On hiring plans, CPPA-G had sought significant allocations for recruitment, including replacement of resigned staff and expansion in technical and IT departments. The company highlighted the need for additional workforce to support digital transformation, data analytics, cybersecurity, and system modernisation initiatives.
The authority reviewed these proposals and approved Rs109.71 million for new hiring, based on 26 positions already filled, while directing that any further recruitment would be considered in future tariff petitions.
Training and capacity building expenses also came under scrutiny. While CPPA-G requested Rs32 million to support technical and leadership development programmes, Nepra allowed only Rs8.58 million, aligning with actual expenditures and considering reduced requirements after segregation of the market operator function.
The determination also examined consultancy services, administrative costs, and operational expenditures, ensuring that only justified and prudent expenses were included in the approved fee structure.
Nepra emphasised that CPPA-G’s costs ultimately impact end-consumer tariffs, underscoring the need for careful evaluation and cost optimisation. The authority reiterated its commitment to maintaining a balance between operational efficiency and consumer protection.
The decision has been forwarded to the federal government for notification in the official Gazette within 30 days, failing which Nepra will issue the notification itself.
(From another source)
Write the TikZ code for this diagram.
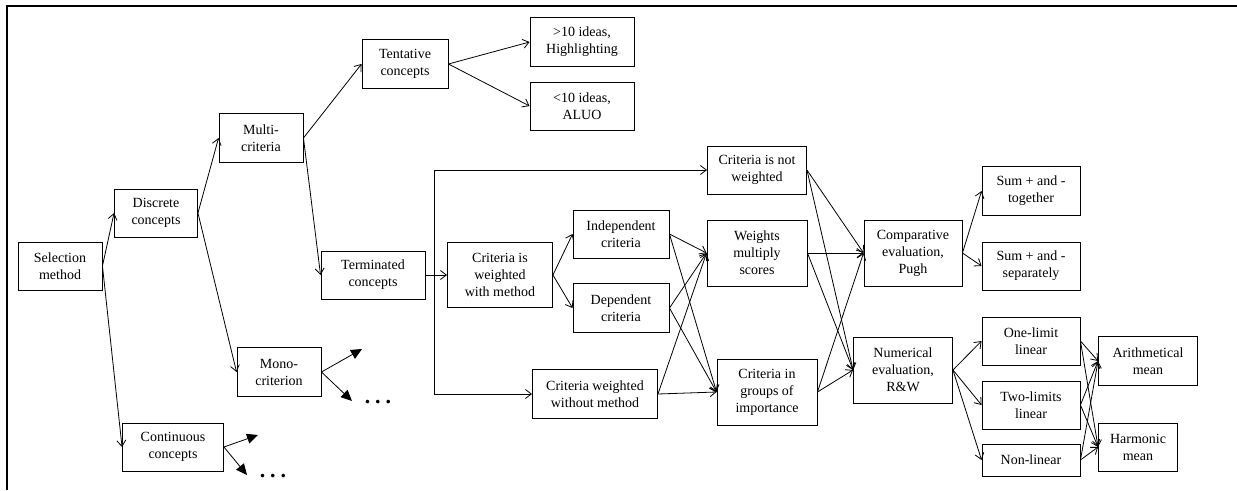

Nepra has further issued the following directions to CPPA-G: (i) to file its next tariff petition immediately under Multi-Year Tariff (MYT) regime; (ii) submit its Power Purchase Price (PPP) forecast report updated every year after accounting for upcoming addition in Generation, changes in demand pattern, and other variables like exchange rate parity, changes in local/ US CPIs, LIBOR/ KIBOR and IGCEP etc., for consideration of the Authority; (iii) continue sharing its HR development progress at the end of each quarter and also include therein, department wise detail of employees, functions being performed by each department and plans for future recruitment, if any, along-with their proposed IDs etc., in its HR Report; (iv) apprise the Authority regarding its plans for future recruitment, along-with their proposed IDs etc., before making any such hiring; (v) provide composition of its Board of Directors, with brief profile of each member, basis of their appointment and their roles and responsibilities; (vi) ensure provision of monthly information to the Authority in terms of energy generated, energy capacity & other charges, and payments etc. as per the prescribed formats, already shared with the Petitioner, including fuel stocks held at each power plant on monthly basis. CPPA-G is also directed to submit complete details for deviation from Economic Merit Order (EMO), showing hourly generation along-with financial impact for deviation from EMO, and the reasons thereof, in coordination with NPCC, and within the given timelines, as also directed by the Authority in the monthly FCA decisions, while submitting the monthly FGA data; (vii) submit monthly reconciliation report of the T&T losses with NGC; (viii) provide the detail of all legal cases against various entities including international arbitrations and their status and also those cases filed against Nepra as part of Quarterly adjustment; (ix) provide monthly report regarding LDs imposed on Generation Companies along with reasons; and (x) seek prior approval of the Authority, for making any expenditure beyond the allowed cost for the FY 2025-26, under any head of account.